Nevet Yitzhak / Where the Wild things are

Opening: 18/09/2014   Closing: 08/11/2014

Where the Wild things are, Installation view, Noga Gallery of Contemporary Art, 2014
Where the Wild things are, Installation view, Noga Gallery of Contemporary Art, 2014
Where the Wild things are, Installation view, Noga Gallery of Contemporary Art, 2014
Where the Wild things are, Installation view, Noga Gallery of Contemporary Art, 2014
Where the Wild things are, Installation view, Noga Gallery of Contemporary Art, 2014

Where the Wild Things Are, the title that the artist chose for her exhibition, is borrowed from Maurice Sendak’s renowned children’s book, which blends a childish fantasy with violence and horror – just like the Afghan war rugs that serve as the point of departure for the video installation exhibited here.

 

Nevet Yitzhak’s accidental encounter with Afghan war rugs could not but capture her attention and set fire to her creative imagination, for they are infused with the same subject matters that motivated her artistic practice from its nascence.[*]

 

The Afghan war rugs, a fascinating and unique phenomenon, are a combination of traditional rug weaving technique with a history paved with conflicts and foreign military presence.
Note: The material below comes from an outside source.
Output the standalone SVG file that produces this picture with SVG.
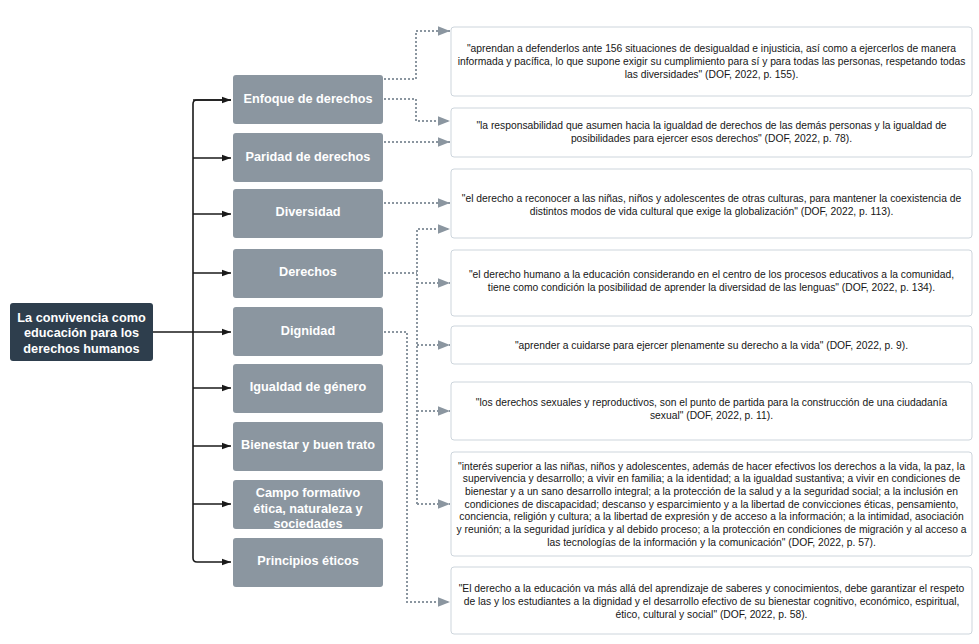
<svg xmlns="http://www.w3.org/2000/svg" width="979" height="644" viewBox="0 0 979 644">
<defs>
<style>
.root{fill:#2e3e4d}
.node{fill:#8b96a0}
.lbl{font-family:"Liberation Sans",Arial,sans-serif;font-weight:bold;font-size:12.7px;fill:#ffffff;text-anchor:middle}
.box{fill:#ffffff;stroke:#cdd5dc;stroke-width:1}
.q{font-family:"Liberation Sans",Arial,sans-serif;font-size:10.3px;fill:#161616;text-anchor:middle}
.solid{fill:none;stroke:#1a1a1a;stroke-width:1.6}
.dot{fill:none;stroke:#8b96a0;stroke-width:2;stroke-dasharray:2 2}
</style>
<marker id="ab" markerWidth="10" markerHeight="8" refX="9" refY="4" orient="auto" markerUnits="userSpaceOnUse">
<path d="M0,0.8 L9,4 L0,7.2 Z" fill="#1a1a1a"/>
</marker>
<marker id="ag" markerWidth="13" markerHeight="10" refX="12" refY="5" orient="auto" markerUnits="userSpaceOnUse">
<path d="M0,0.3 L12,5 L0,9.7 Z" fill="#8b96a0"/>
</marker>
</defs>

<g id="connectors">
<path class="solid" d="M153,332 H231" marker-end="url(#ab)"/>
<path class="solid" d="M231,100 H197 Q193,100 193,104 V558 Q193,562 197,562 H231" marker-end="url(#ab)"/>
<path class="solid" d="M193,158 H231" marker-end="url(#ab)"/>
<path class="solid" d="M193,214 H231" marker-end="url(#ab)"/>
<path class="solid" d="M193,273 H231" marker-end="url(#ab)"/>
<path class="solid" d="M193,388 H231" marker-end="url(#ab)"/>
<path class="solid" d="M193,446 H231" marker-end="url(#ab)"/>
<path class="solid" d="M193,504 H231" marker-end="url(#ab)"/>
<path class="solid" d="M193,100 H231" marker-end="url(#ab)"/>

<path class="dot" d="M384,79 H416 V31 H450" marker-end="url(#ag)"/>
<path class="dot" d="M384,99 H416 V121 H450" marker-end="url(#ag)"/>
<path class="dot" d="M384,142 H450" marker-end="url(#ag)"/>
<path class="dot" d="M384,203 H450" marker-end="url(#ag)"/>
<path class="dot" d="M384,273 H417"/>
<path class="dot" d="M417,504 V229 H450" marker-end="url(#ag)"/>
<path class="dot" d="M417,283 H450" marker-end="url(#ag)"/>
<path class="dot" d="M417,345 H450" marker-end="url(#ag)"/>
<path class="dot" d="M417,411 H450" marker-end="url(#ag)"/>
<path class="dot" d="M417,504 H450" marker-end="url(#ag)"/>
<path class="dot" d="M384,332 H407 V602 H450" marker-end="url(#ag)"/>
</g>

<g id="root">
<rect class="root" x="10" y="303" width="143" height="58" rx="3"/>
<text class="lbl" x="81.5" y="321.5">La convivencia como</text>
<text class="lbl" x="81.5" y="337">educación para los</text>
<text class="lbl" x="81.5" y="352.5">derechos humanos</text>
</g>

<g id="n-enfoque">
<rect class="node" x="233" y="75" width="150" height="49" rx="3"/>
<text class="lbl" x="308" y="102.5">Enfoque de derechos</text>
</g>
<g id="n-paridad">
<rect class="node" x="233" y="133" width="150" height="49" rx="3"/>
<text class="lbl" x="308" y="160.5">Paridad de derechos</text>
</g>
<g id="n-diversidad">
<rect class="node" x="233" y="189" width="150" height="49" rx="3"/>
<text class="lbl" x="308" y="216">Diversidad</text>
</g>
<g id="n-derechos">
<rect class="node" x="233" y="249" width="150" height="49" rx="3"/>
<text class="lbl" x="308" y="275.5">Derechos</text>
</g>
<g id="n-dignidad">
<rect class="node" x="233" y="307" width="150" height="49" rx="3"/>
<text class="lbl" x="308" y="334.5">Dignidad</text>
</g>
<g id="n-igualdad">
<rect class="node" x="233" y="364" width="150" height="49" rx="3"/>
<text class="lbl" x="308" y="391">Igualdad de género</text>
</g>
<g id="n-bienestar">
<rect class="node" x="233" y="422" width="150" height="49" rx="3"/>
<text class="lbl" x="308" y="448.5">Bienestar y buen trato</text>
</g>
<g id="n-campo">
<rect class="node" x="233" y="480" width="150" height="49" rx="3"/>
<text class="lbl" x="308" y="497">Campo formativo</text>
<text class="lbl" x="308" y="512.5">ética, naturaleza y</text>
<text class="lbl" x="308" y="528">sociedades</text>
</g>
<g id="n-principios">
<rect class="node" x="233" y="538" width="150" height="49" rx="3"/>
<text class="lbl" x="308" y="564.5">Principios éticos</text>
</g>

<g id="q1">
<rect class="box" x="451" y="27" width="521" height="69" rx="3"/>
<text class="q" x="711.5" y="51.5">"aprendan a defenderlos ante 156 situaciones de desigualdad e injusticia, así como a ejercerlos de manera</text>
<text class="q" x="711.5" y="64.8">informada y pacífica, lo que supone exigir su cumplimiento para sí y para todas las personas, respetando todas</text>
<text class="q" x="711.5" y="78.1">las diversidades" (DOF, 2022, p. 155).</text>
</g>
<g id="q2">
<rect class="box" x="451" y="108" width="521" height="49" rx="3"/>
<text class="q" x="711.5" y="128.8">"la responsabilidad que asumen hacia la igualdad de derechos de las demás personas y la igualdad de</text>
<text class="q" x="711.5" y="142.1">posibilidades para ejercer esos derechos" (DOF, 2022, p. 78).</text>
</g>
<g id="q3">
<rect class="box" x="451" y="169" width="521" height="69" rx="3"/>
<text class="q" x="711.5" y="201.5">"el derecho a reconocer a las niñas, niños y adolescentes de otras culturas, para mantener la coexistencia de</text>
<text class="q" x="711.5" y="214.8">distintos modos de vida cultural que exige la globalización" (DOF, 2022, p. 113).</text>
</g>
<g id="q4">
<rect class="box" x="451" y="250" width="521" height="66" rx="3"/>
<text class="q" x="711.5" y="277.5">"el derecho humano a la educación considerando en el centro de los procesos educativos a la comunidad,</text>
<text class="q" x="711.5" y="290.8">tiene como condición la posibilidad de aprender la diversidad de las lenguas" (DOF, 2022, p. 134).</text>
</g>
<g id="q5">
<rect class="box" x="451" y="326" width="521" height="38" rx="3"/>
<text class="q" x="711.5" y="348.5">"aprender a cuidarse para ejercer plenamente su derecho a la vida" (DOF, 2022, p. 9).</text>
</g>
<g id="q6">
<rect class="box" x="451" y="382" width="521" height="58" rx="3"/>
<text class="q" x="711.5" y="406">"los derechos sexuales y reproductivos, son el punto de partida para la construcción de una  ciudadanía</text>
<text class="q" x="711.5" y="419.3">sexual"  (DOF, 2022, p. 11).</text>
</g>
<g id="q7">
<rect class="box" x="451" y="452" width="521" height="104" rx="3"/>
<text class="q" x="711.5" y="469.5">"interés superior a las niñas, niños y adolescentes, además de hacer efectivos los derechos a la vida, la paz, la</text>
<text class="q" x="711.5" y="482.2">supervivencia y desarrollo; a vivir en familia; a la identidad; a la igualdad sustantiva; a vivir en condiciones de</text>
<text class="q" x="711.5" y="494.9">bienestar y a un sano desarrollo integral; a la protección de la salud y a la seguridad social; a la inclusión en</text>
<text class="q" x="711.5" y="507.6">condiciones de discapacidad; descanso y esparcimiento y a la libertad de convicciones éticas, pensamiento,</text>
<text class="q" x="711.5" y="520.3">conciencia, religión y cultura; a la libertad de expresión y de acceso a la información; a la intimidad, asociación</text>
<text class="q" x="711.5" y="533">y reunión; a la seguridad jurídica y al debido proceso; a la protección en condiciones de migración y al acceso a</text>
<text class="q" x="711.5" y="545.7">las tecnologías de la información y la comunicación" (DOF, 2022, p. 57).</text>
</g>
<g id="q8">
<rect class="box" x="451" y="567" width="521" height="67" rx="3"/>
<text class="q" x="711.5" y="591.5">"El derecho a la educación va más allá del aprendizaje de saberes y conocimientos, debe garantizar el respeto</text>
<text class="q" x="711.5" y="604.8">de las y los estudiantes a la dignidad y el desarrollo efectivo de su bienestar cognitivo, económico, espiritual,</text>
<text class="q" x="711.5" y="618.1">ético, cultural y social" (DOF, 2022, p. 58).</text>
</g>
</svg>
The Soviet invasion of Afghanistan in the late-1970s and a decade of occupation, civil wars and American military intervention have yielded a plethora of war rugs.

 

Some of the Afghan war rugs are narrative in nature, and feature figurative portrayals of modern weapons, portraits of warriors, war and terrorism casualties, geographical maps alongside various inscriptions that attest to the military and political upheavals. The war rugs, the anti-war rugs and victory rugs, both spectacular and horrifying, have become sought after collector’s items in the West, the subject of research and numerous exhibitions. What started as an authentic expression of the changing reality and landscape, a means for transmitting to the world the horrors of war and occupation, migration and uprooting, an expression of resistance and a means of survival, had been commodified and turned into touristic memorabilia industry. The weaving was performed predominantly by women and the trade by men. They were weaved in the rural areas of Afghanistan, but also in the refugee camps in Pakistan and Iran, and thus absorbed stylistic influences from different traditions.

 

Many rugs maintain the symmetrical ornamental composition of the traditional Afghan rugs while the decorative patterns were replaced by images of war. Geometrical patterns of rich and stylized flora and fauna were converted into convoys of tanks, helicopters formations, landmines, hand grenades and missiles, which were transformed into a tapestry of decorative patterns.

 

Rugs of this type served as the point of departure and basis for Nevet Yitzhak’s video installation exhibited here. In this work, the stylized images of Soviet firearms were replaced by three-dimensional models of weapons commonly used by other armies and warzones, and their animation, created by  various software, re-instills in them the violent, destructive potential. The labor-intensive craftsmanship of weaving the rugs has been transformed into a no less laborious digital work, and the materiality of the rugs was replaced with a projection of light.

 

At times it seems that spreading the digital rugs by projecting them along the walls of the gallery brings them back into the domestic intimate space for which they were designed. The illusion is interrupted when the three-dimensional models (taken from computer games and combat simulations) which the artist integrated into the rugs, erupt and realize the qualities of the programs that rendered them when they embark on a carpet war accompanied by sounds of explosions and gunshots, also taken from computer games, wreaking havoc on the non-material material of the rug (the Second World War term “carpet bombing” comes to mind here).

 

Like other artists before her, Nevet Yitzhak makes use of the seductive nature of animation, as well as the aesthetics of computer games in order to express weighty subject matters in her works.

 

The manner in which the images of war were assimilated in the tapestry of the rugs and their animation, erasing the original images as a result, are akin to processes of assimilation and integration of culture that entail violence and oppression on the one hand and a struggle to preserve cultural difference and singularity on the other hand. The interest in the construction of cultural identity and gender stereotypes in a postcolonial and post-feminist society, originate in the examination and criticism of the Israeli state of affairs.

 

The relation between a Western or Westernized culture to an Eastern culture, concepts like conservatism and progress, cultural hegemony and ethnic traditions, high and low, art and craft, localism and globalism, appear in Nevet Yitzhak’s work not as contrasting dualities, but as notions that are interweaved with one another.

 

Text: Edna Moshenson

 

3D Animation: Itay Goren

 

Duration: 8.00 minutes
[*] For instance, in Video Concert, 2005, a multichannel video installation, a rhythmic orchestration of images and war sounds, archive footage of Israel’s wars, with music and images taken from classic Egyptian musicals, and in oriental rugs animation works in several video installations.